Valayapathi is a 1952 Indian Tamil-language film, directed and produced by T. R. Sundaram. The film stars G. Muthukrishnan, Sowcar Janaki (in her Tamil debut), T. A. Jayalakshmi and K. K. Perumal. Based on the epic of the same name, it was released on 17 October 1952, and failed at the box-office.

== Production ==
Valayapathi is based on the epic poem of the same name. Since large parts of the epic were not available, the makers had to make fictional additions. Sowcar Janaki made her Tamil debut with this film. Since she was not fluent in the language at the time, she memorised her dialogues after converting them to her native Telugu.

== Soundtrack ==
Music was composed by S. Dakshinamurthi and lyrics were penned by Bharathidasan, Kannadasan and K. D. Santhanam.
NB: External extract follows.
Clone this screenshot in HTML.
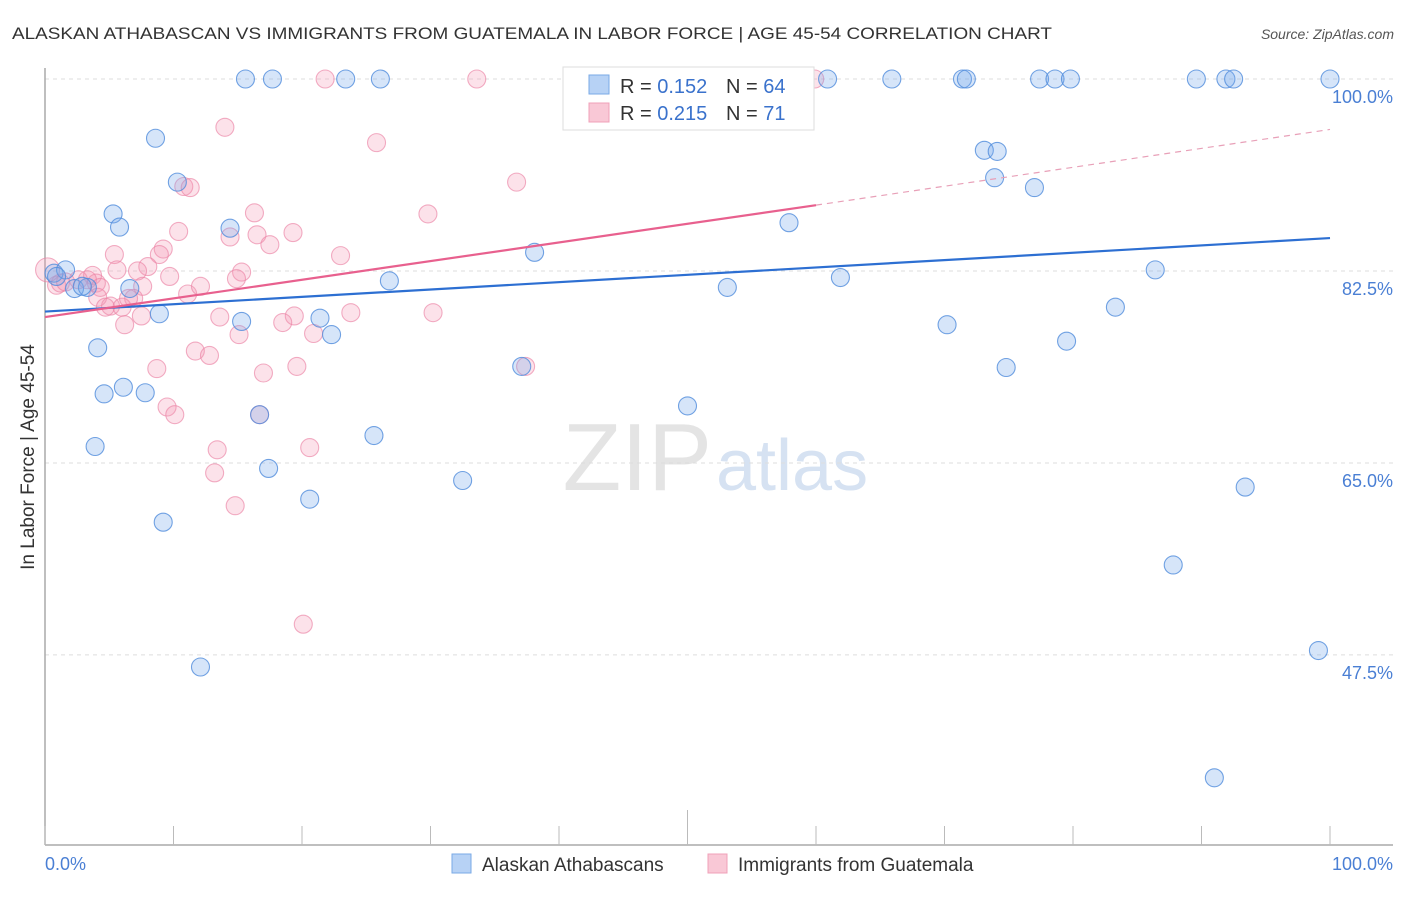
<!DOCTYPE html>
<html><head><meta charset="utf-8"><style>
body{margin:0;background:#fff;font-family:"Liberation Sans",sans-serif;}
svg text{font-family:"Liberation Sans",sans-serif;}
</style></head><body>
<svg id="chart" width="1406" height="892" viewBox="0 0 1406 892" xmlns="http://www.w3.org/2000/svg">
<text x="12" y="39" font-size="17" fill="#333" textLength="1040" lengthAdjust="spacingAndGlyphs">ALASKAN ATHABASCAN VS IMMIGRANTS FROM GUATEMALA IN LABOR FORCE | AGE 45-54 CORRELATION CHART</text>
<text x="1394" y="39" font-size="14" fill="#555" font-style="italic" text-anchor="end">Source: ZipAtlas.com</text>
<text x="712" y="490" font-size="96" fill="#e4e4e4" text-anchor="end" font-family="Liberation Serif">ZIP</text>
<text x="716" y="490" font-size="72" fill="#d6e2f2">atlas</text>
<text transform="translate(34,457) rotate(-90)" font-size="19" fill="#333" text-anchor="middle">In Labor Force | Age 45-54</text>
<g id="grid"></g><g id="axes"></g><g id="pink"></g><g id="blue"></g><g id="trends"></g>
<g>
<rect x="563" y="67" width="251" height="63" fill="#fff" stroke="#ddd"/>
<rect x="589" y="75" width="20" height="19" fill="#b7d2f5" stroke="#7aaae6"/>
<rect x="589" y="103" width="20" height="19" fill="#f9c8d6" stroke="#f0a0b8"/>
<text x="620" y="93" font-size="20" fill="#333">R = <tspan fill="#3a72cc">0.152</tspan></text>
<text x="726" y="93" font-size="20" fill="#333">N = <tspan fill="#3a72cc">64</tspan></text>
<text x="620" y="120" font-size="20" fill="#333">R = <tspan fill="#3a72cc">0.215</tspan></text>
<text x="726" y="120" font-size="20" fill="#333">N = <tspan fill="#3a72cc"> 71</tspan></text>
</g>
<g>
<rect x="452" y="854" width="19" height="19" fill="#b7d2f5" stroke="#7aaae6"/>
<text x="482" y="871" font-size="19" fill="#333">Alaskan Athabascans</text>
<rect x="708" y="854" width="19" height="19" fill="#f9c8d6" stroke="#f0a0b8"/>
<text x="738" y="871" font-size="19" fill="#333">Immigrants from Guatemala</text>
</g>
<text x="45" y="870" font-size="18" fill="#4a7fd4">0.0%</text>
<text x="1393" y="870" font-size="18" fill="#4a7fd4" text-anchor="end">100.0%</text>
</svg>
<script>
const yTicks=[100,82.5,65,47.5];
const yTickLabels=["100.0%","82.5%","65.0%","47.5%"];
const xTicks=[0,10,20,30,40,50,60,70,80,90,100];
const blueX=[15.6,17.7,23.4,26.1,60.9,65.9,71.4,71.7,77.4,78.6,79.8,89.6,91.9,92.5,100,8.6,10.3,5.3,5.8,14.4,38.1,57.9,73.1,74.1,73.9,77.0,0.7,1.6,0.9,2.3,3.3,2.9,6.6,8.9,15.3,21.4,22.3,26.8,53.1,61.9,86.4,83.3,70.2,79.5,74.8,4.1,6.1,4.6,7.8,37.1,50.0,16.7,3.9,25.6,17.4,32.5,20.6,9.2,93.4,87.8,12.1,99.1,91.0];
const blueY=[100,100,100,100,100,100,100,100,100,100,100,100,100,100,100,94.6,90.6,87.7,86.5,86.4,84.2,86.9,93.5,93.4,91.0,90.1,82.3,82.6,82.0,80.9,81.0,81.1,80.9,78.6,77.9,78.2,76.7,81.6,81.0,81.9,82.6,79.2,77.6,76.1,73.7,75.5,71.9,71.3,71.4,73.8,70.2,69.4,66.5,67.5,64.5,63.4,61.7,59.6,62.8,55.7,46.4,47.9,36.3];
const pinkX=[21.8,33.6,59.9,14.0,25.8,36.7,10.8,11.3,16.3,29.8,10.4,19.3,14.4,16.5,17.5,9.2,8.9,5.4,23.0,8.0,5.6,7.2,15.3,9.7,3.7,2.6,4.0,3.3,0.9,1.2,1.6,4.3,7.6,6.9,11.1,12.1,14.9,4.1,5.1,6.0,4.7,6.5,7.5,6.2,13.6,19.4,18.5,23.8,30.2,15.1,20.9,11.7,12.8,8.7,17.0,19.6,37.4,9.5,10.1,16.7,13.4,20.6,13.2,14.8,20.1,0.2];
const pinkY=[100,100,100,95.6,94.2,90.6,90.2,90.1,87.8,87.7,86.1,86.0,85.6,85.8,84.9,84.5,84.0,84.0,83.9,82.9,82.6,82.5,82.4,82.0,82.1,81.7,81.4,81.7,81.2,81.4,81.5,81.0,81.1,80.0,80.4,81.1,81.8,80.1,79.3,79.2,79.2,80.0,78.4,77.6,78.3,78.4,77.8,78.7,78.7,76.7,76.8,75.2,74.8,73.6,73.2,73.8,73.8,70.1,69.4,69.4,66.2,66.4,64.1,61.1,50.3,82.6];
const blueTrend=[78.8,85.5];
const pinkTrend=[78.3,88.5,95.4];
const NS="http://www.w3.org/2000/svg";
const X0=45,X1=1330,Y100=79,PXPER=10.97;
function sx(v){return X0+(X1-X0)*v/100;}
function sy(v){return Y100+(100-v)*PXPER;}
function mk(tag,attrs,parent){const e=document.createElementNS(NS,tag);for(const k in attrs)e.setAttribute(k,attrs[k]);document.getElementById(parent).appendChild(e);return e;}
yTicks.forEach((t,i)=>{
 const l=mk('line',{x1:45,x2:1393,y1:sy(t),y2:sy(t),stroke:'#ddd','stroke-dasharray':'4,4'},'grid');
 
 
 const tx=mk('text',{x:1393,y:sy(t)+24,'font-size':18,fill:'#4a7fd4','text-anchor':'end'},'grid');
 tx.textContent=yTickLabels[i];
 
 
});
const ax=mk('line',{x1:45,x2:1393,y1:845,y2:845,stroke:'#aaa','stroke-width':1.5},'axes');


const ay=mk('line',{x1:45,x2:45,y1:68,y2:845,stroke:'#aaa','stroke-width':1.5},'axes');


xTicks.forEach(t=>{
 const l=mk('line',{x1:sx(t),x2:sx(t),y1:(t===50?810:826),y2:845,stroke:'#bbb'},'axes');
 
 
});
pinkX.forEach((v,i)=>{
 const c=mk('circle',{cx:sx(v),cy:sy(pinkY[i]),r:(i===pinkX.length-1?12:9),fill:'rgba(244,150,180,0.28)',stroke:'rgba(235,130,165,0.65)','stroke-width':1.1},'pink');
 
 
});
blueX.forEach((v,i)=>{
 const c=mk('circle',{cx:sx(v),cy:sy(blueY[i]),r:9,fill:'rgba(120,170,235,0.3)',stroke:'rgba(80,140,220,0.8)','stroke-width':1.1},'blue');
 
 
});
const bt=mk('line',{x1:sx(0),y1:sy(blueTrend[0]),x2:sx(100),y2:sy(blueTrend[1]),stroke:'#2d6fd2','stroke-width':2.2},'trends');


const pt=mk('line',{x1:sx(0),y1:sy(pinkTrend[0]),x2:sx(60),y2:sy(pinkTrend[1]),stroke:'#e8608e','stroke-width':2.2},'trends');


const pd=mk('line',{x1:sx(60),y1:sy(pinkTrend[1]),x2:sx(100),y2:sy(pinkTrend[2]),stroke:'#e8a0b8','stroke-width':1.2,'stroke-dasharray':'6,5'},'trends');


</script>
</body></html>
| Song | Singers | Lyrics | Length |
|---|---|---|---|
| "Kulungidum Poovil Ellaam Thenaruvi" | T. M. Soundararajan & K. Jamuna Rani | Bharathidasan | 03:15 |
| "Kulir Thaamarai Malar Poigai" | T. M. Soundararajan & K. Jamuna Rani | Bharathidasan | 02:57 |
| "Alli Alli Alli" | S. C. Krishnan & K. Rani |  | 02:25 |
| "Ennam Pole Vaazhve" | K. Rani |  | 02:40 |
| "Palli Koodam Bamm Bamm" | A. L. Raghavan |  | 02:40 |
| "Uyar Needhiyin Jeevan" | T. M. Soundararajan |  | 02:50 |

== Release and reception ==
Valayapathi was released on 17 October 1952, Diwali day. The magazine Sivaji positively reviewed the film. According to Janaki, the film failed at the box-office because it was released alongside Parasakthi which became more successful.